PERFORMANCE AND SETTINGS
Devil May Cry 5 seems to be well optimised for PC, running at a comfortable 60 fps for the duration. There is a dedicated and comprehensive PC options menu that lets you tweak anti aliasing, lens flare, motion blur, subsurface scattering, shadow quality, shadow cache, refresh rate, and much more. You can rebind keyboard and mouse controls, though a control pad is hugely recommended.

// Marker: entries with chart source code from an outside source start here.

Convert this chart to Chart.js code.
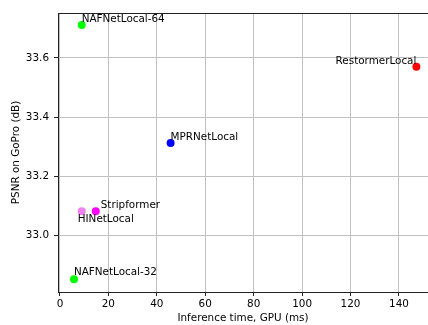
<!DOCTYPE html>
<html>
<head>
<meta charset="utf-8">
<script src="https://cdn.jsdelivr.net/npm/chart.js@4/dist/chart.umd.min.js"></script>
<style>
  body { margin: 0; background: #fff; }
  #wrap { width: 428px; height: 325px; }
</style>
</head>
<body>
<div id="wrap"><canvas id="chart" width="428" height="325"></canvas></div>
<script>
// --- data ---
const models = ['NAFNetLocal-64', 'RestormerLocal', 'MPRNetLocal', 'Stripformer', 'HINetLocal', 'NAFNetLocal-32'];
const inferenceMs = [9, 147.2, 45.7, 14.8, 9, 5.8];
const psnrDb = [33.712, 33.57, 33.312, 33.081, 33.081, 32.85];
const pointColors = ['#00ff00', '#ff0000', '#0000ff', '#ff00ff', '#ee82ee', '#00ff00'];
const xTicks = [0, 20, 40, 60, 80, 100, 120, 140];
const yTicks = [33.0, 33.2, 33.4, 33.6];

// where each annotation sits relative to its point (px)
const labelStyle = {
    'NAFNetLocal-64': { dx: 0, dy: -3, align: 'left' },
    'RestormerLocal': { dx: 0, dy: -3, align: 'right' },
    'MPRNetLocal': { dx: 0, dy: -3, align: 'left' },
    'Stripformer': { dx: 5, dy: -3, align: 'left' },
    'HINetLocal': { dx: -4, dy: 11, align: 'left' },
    'NAFNetLocal-32': { dx: 0, dy: -4, align: 'left' }
};

const FONT = 'DejaVu Sans';
const FS = 10.4;

const pointLabels = {
    id: 'pointLabels',
    afterDatasetsDraw(chart) {
        const ctx = chart.ctx;
        const meta = chart.getDatasetMeta(0);
        ctx.save();
        ctx.font = FS + 'px "' + FONT + '"';
        ctx.fillStyle = '#000';
        ctx.textBaseline = 'alphabetic';
        meta.data.forEach((pt, i) => {
            const s = labelStyle[models[i]];
            ctx.textAlign = s.align;
            ctx.fillText(models[i], pt.x + s.dx, pt.y + s.dy);
        });
        ctx.restore();
    }
};

// top spine (matplotlib frame)
const frame = {
    id: 'frame',
    beforeDatasetsDraw(chart) {
        const { ctx, chartArea: a } = chart;
        ctx.save();
        ctx.strokeStyle = '#222';
        ctx.lineWidth = 1;
        ctx.beginPath();
        ctx.moveTo(a.left, a.top + 0.5);
        ctx.lineTo(a.right, a.top + 0.5);
        ctx.stroke();
        ctx.restore();
    }
};

new Chart(document.getElementById('chart'), {
    type: 'scatter',
    data: {
        datasets: [{
            data: inferenceMs.map((x, i) => ({ x: x, y: psnrDb[i] })),
            pointBackgroundColor: pointColors,
            pointBorderWidth: 0,
            pointRadius: 4,
            pointHoverRadius: 4
        }]
    },
    options: {
        responsive: false,
        animation: false,
        layout: { autoPadding: false, padding: { top: 13, right: 0, left: 0, bottom: 0 } },
        plugins: {
            legend: { display: false },
            tooltip: { enabled: false }
        },
        scales: {
            x: {
                type: 'linear',
                min: -0.8,
                max: 152,
                afterBuildTicks: axis => { axis.ticks = xTicks.map(v => ({ value: v })); },
                afterFit: axis => {
                    axis.height = 33;
                    axis.paddingLeft = 0;
                    axis.paddingRight = 0;
                },
                grid: { color: '#c0c0c0', lineWidth: 1, tickColor: '#222', tickLength: 4 },
                border: { color: '#222', width: 1 },
                ticks: { color: '#000', padding: 2, font: { family: FONT, size: FS }, maxRotation: 0 },
                title: {
                    display: true,
                    text: 'Inference time, GPU (ms)',
                    color: '#000',
                    font: { family: FONT, size: FS },
                    padding: { top: 0, bottom: 0 }
                }
            },
            y: {
                type: 'linear',
                min: 32.807,
                max: 33.7525,
                afterBuildTicks: axis => { axis.ticks = yTicks.map(v => ({ value: v })); },
                afterFit: axis => {
                    axis.width = 58;
                    axis.paddingTop = 0;
                    axis.paddingBottom = 0;
                },
                grid: { color: '#c0c0c0', lineWidth: 1, tickColor: '#222', tickLength: 4 },
                border: { color: '#222', width: 1 },
                ticks: {
                    color: '#000',
                    padding: 5,
                    font: { family: FONT, size: FS },
                    callback: v => v.toFixed(1)
                },
                title: {
                    display: true,
                    text: 'PSNR on GoPro (dB)',
                    color: '#000',
                    font: { family: FONT, size: FS },
                    padding: { top: 10, bottom: 0 }
                }
            }
        }
    },
    plugins: [frame, pointLabels]
});
</script>
</body>
</html>
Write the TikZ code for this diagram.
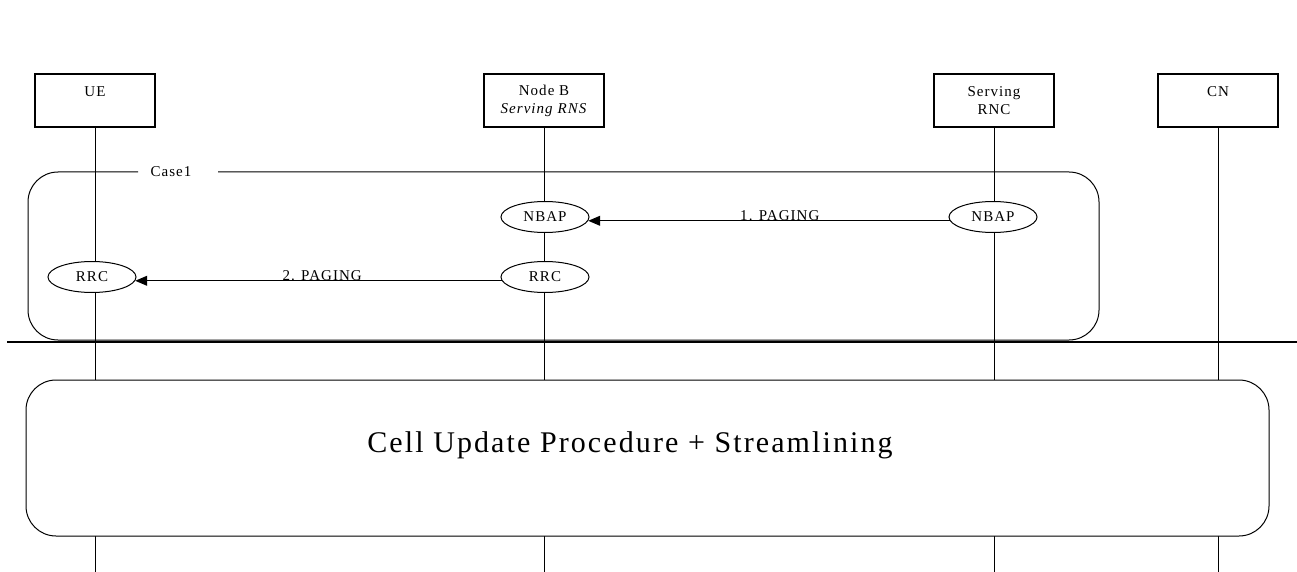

V is the palate cleanser of the three. He has a less developed set of abilities, but they feel quite different to Nero and Dante. V struts around the edges of the battle reading poetry from his book as his pet demons rip up enemies. The melee attack button controls attacks with V’s Panther, Shadow. The ranged attack command controls his eagle, Griffon. Once you’ve landed enough hits to build up your super gauge, you summon a massive oily golem called Nightmare to clobber everything into a near-death state. The demons can’t actually kill anything, so you have to teleport V around the battlefield to deal final blows with his cane. He does this as nonchalantly as possible.
V’s style feels sloppier than Dante and Nero. The panther seems to just do its own thing sometimes and both creatures can teleport back to V’s side at inappropriate moments. If there are intricacies to the control system that stop this from happening, I haven’t found them. However, with a couple of move unlocks V reliably hits SSS rank thanks to the demons’ various area-of-effect attacks, which reliably overlap to juggle enemies. V's sections are a fun power trip and a nice breather from Nero and Dante’s surgical combat styles.
Nero, Dante, and V don’t reach their full potential until the end of your first run through. The next difficulty level remixes every combat encounter and lets you keep all of your unlocks. The refresh is so extensive that it makes the main campaign feel like a mere tutorial, and this is before Capcom adds the bloody palace gauntlet mode in April.